Multi-Step Alignment as Markov Games: An Optimistic Online Gradient Descent Approach with Convergence Guarantees
Yongtao Wu, Luca Viano, Yihang Chen, Zhenyu Zhu, Kimon Antonakopoulos, Quanquan Gu, Volkan Cevher
TL;DR
This work reframes multi-step RLHF as a two-player constant-sum Markov game to capture intermediate and non-transitive human preferences, moving beyond Bradley-Terry assumptions and terminal-only signals. It introduces Optimistic Multi-step Preference Optimization (OMPO), which applies optimistic online mirror descent to the occupancy-measure formulation, yielding an $O(ε^{-1})$ policy-update convergence to an $ε$-approximate Nash equilibrium and a projection-free, practical implementation. Theoretical results are complemented by empirical validation on multi-turn conversation benchmarks (MT-bench-101) and math reasoning datasets, where OMPO and its MPO variant outperform several baselines and adapt to intermediate versus terminal rewards.

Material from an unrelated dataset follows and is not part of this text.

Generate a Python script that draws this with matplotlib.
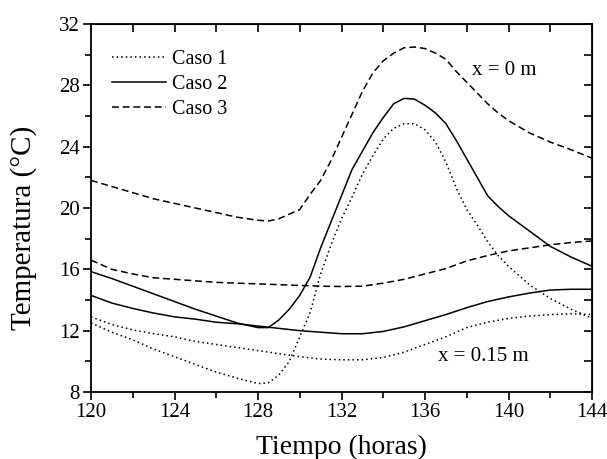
import matplotlib
matplotlib.use("Agg")
import matplotlib.pyplot as plt
import numpy as np

# ---------------- data ----------------
t_hourly = [120, 121, 122, 123, 124, 125, 126, 127, 128, 129, 130, 131, 132,
            133, 134, 135, 136, 137, 138, 139, 140, 141, 142, 143, 144]

t_x0 = [120, 121, 122, 123, 124, 125, 126, 127, 128, 128.5, 129, 129.5, 130,
        130.5, 131, 131.5, 132, 132.5, 133, 133.5, 134, 134.5, 135, 135.5,
        136, 136.5, 137, 137.5, 138, 138.5, 139, 139.5, 140, 141, 142, 143, 144]

caso1_x0 = [12.5, 11.9, 11.4, 10.8, 10.3, 9.8, 9.3, 8.9, 8.55, 8.6, 9.1, 10.0, 11.6,
            13.2, 15.7, 17.6, 19.3, 20.7, 22.2, 23.4, 24.5, 25.2, 25.5, 25.5,
            25.1, 24.3, 23.0, 21.3, 19.9, 18.9, 17.8, 16.9, 16.2, 15.0, 14.1, 13.4, 12.8]

caso2_x0 = [15.85, 15.4, 14.9, 14.4, 13.9, 13.4, 12.95, 12.5, 12.2, 12.2, 12.7, 13.4, 14.3,
            15.5, 17.4, 19.1, 20.8, 22.5, 23.7, 24.9, 25.9, 26.8, 27.15, 27.1,
            26.7, 26.2, 25.5, 24.4, 23.2, 22.0, 20.8, 20.1, 19.5, 18.5, 17.5, 16.8, 16.2]

caso3_x0 = [21.8, 21.4, 21.0, 20.6, 20.3, 20.0, 19.7, 19.4, 19.2, 19.15, 19.3, 19.6, 19.9,
            20.9, 21.8, 23.1, 24.6, 26.1, 27.6, 28.8, 29.6, 30.1, 30.45, 30.5,
            30.4, 30.1, 29.7, 28.9, 28.2, 27.5, 26.8, 26.2, 25.7, 24.9, 24.3, 23.8, 23.25]

caso1_x015 = [12.9, 12.4, 12.05, 11.8, 11.6, 11.3, 11.1, 10.9, 10.7, 10.5, 10.3, 10.15, 10.1,
              10.1, 10.25, 10.6, 11.1, 11.6, 12.2, 12.55, 12.8, 12.95, 13.05, 13.1, 13.05]

caso2_x015 = [14.3, 13.8, 13.45, 13.15, 12.9, 12.75, 12.55, 12.45, 12.3, 12.15, 12.0, 11.9, 11.8,
              11.8, 11.95, 12.25, 12.65, 13.05, 13.5, 13.9, 14.2, 14.45, 14.65, 14.7, 14.7]

caso3_x015 = [16.6, 16.0, 15.7, 15.45, 15.35, 15.25, 15.15, 15.1, 15.05, 15.0, 14.95, 14.9, 14.88,
              14.9, 15.1, 15.35, 15.7, 16.05, 16.55, 16.9, 17.2, 17.4, 17.6, 17.75, 17.85]

labels = ["Caso 1", "Caso 2", "Caso 3"]
x_ticks = [120, 124, 128, 132, 136, 140, 144]
y_ticks = [8, 12, 16, 20, 24, 28, 32]

# ---------------- styling ----------------
plt.rcParams['font.family'] = ['Liberation Serif', 'DejaVu Serif']

fig = plt.figure(figsize=(6.07, 4.59), dpi=100)
ax = fig.add_axes([91/607, 1-392/459, (592-91)/607, (392-24)/459])

lw = 1.1
styles = [(0, (1, 2)), '-', (0, (4.5, 2.5))]
series_x0 = [caso1_x0, caso2_x0, caso3_x0]
series_x015 = [caso1_x015, caso2_x015, caso3_x015]

for lab, st, s0, s1 in zip(labels, styles, series_x0, series_x015):
    ax.plot(t_x0, s0, color='black', lw=lw, linestyle=st, label=lab)
    ax.plot(t_hourly, s1, color='black', lw=lw, linestyle=st)

ax.set_xlim(120, 144)
ax.set_ylim(8, 32)
ax.set_xticks(x_ticks)
ax.set_yticks(y_ticks)
ax.set_xticks(np.arange(120, 145, 2), minor=True)
ax.set_yticks(np.arange(8, 33, 2), minor=True)
ax.tick_params(axis='both', which='major', direction='out', length=6, width=1.2,
               labelsize=15, pad=2)
ax.tick_params(axis='both', which='minor', direction='out', length=4, width=1.2)
for sp in ax.spines.values():
    sp.set_linewidth(1.3)

top = ax.secondary_xaxis('top')
top.set_xticks(np.arange(120, 145, 2))
top.tick_params(direction='in', length=6, width=1.2, labeltop=False)
top.set_xticklabels([])
right = ax.secondary_yaxis('right')
right.set_yticks(np.arange(8, 33, 2))
right.tick_params(direction='in', length=6, width=1.2, labelright=False)
right.set_yticklabels([])

ax.set_xlabel("Tiempo (horas)", fontsize=20, labelpad=9)
ax.set_ylabel("Temperatura (\u00b0C)", fontsize=21)
ax.yaxis.set_label_coords(-0.108, 0.445)

ax.text(138.25, 29.0, "x = 0 m", fontsize=15, ha='left', va='center')
ax.text(136.6, 10.3, "x = 0.15 m", fontsize=15, ha='left', va='center')

leg = ax.legend(loc='upper left', bbox_to_anchor=(0.042, 0.93), frameon=False,
                fontsize=14.5, handlelength=2.7, handletextpad=0.3,
                labelspacing=0.3, borderpad=0, borderaxespad=0)

fig.savefig("out.png", dpi=100)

The approach enables per-turn preference learning with general, non-transitive signals while providing convergence guarantees and scalable implementation, potentially impacting real-world alignment in complex dialogue and reasoning tasks.
Abstract
Reinforcement Learning from Human Feedback (RLHF) has been highly successful in aligning large language models with human preferences. While prevalent methods like DPO have demonstrated strong performance, they frame interactions with the language model as a bandit problem, which limits their applicability in real-world scenarios where multi-turn conversations are common. Additionally, DPO relies on the Bradley-Terry model assumption, which does not adequately capture the non-transitive nature of human preferences. In this paper, we address these challenges by modeling the alignment problem as a two-player constant-sum Markov game, where each player seeks to maximize their winning rate against the other across all steps of the conversation. Our approach Optimistic Multi-step Preference Optimization (OMPO) is built upon the optimistic online mirror descent algorithm~\citep{rakhlin2013online,joulani17a}. Theoretically, we provide a rigorous analysis for the convergence of OMPO and show that OMPO requires $\mathcal{O}(ε^{-1})$ policy updates to converge to an $ε$-approximate Nash equilibrium. We also validate the effectiveness of our method on multi-turn conversations dataset and math reasoning dataset.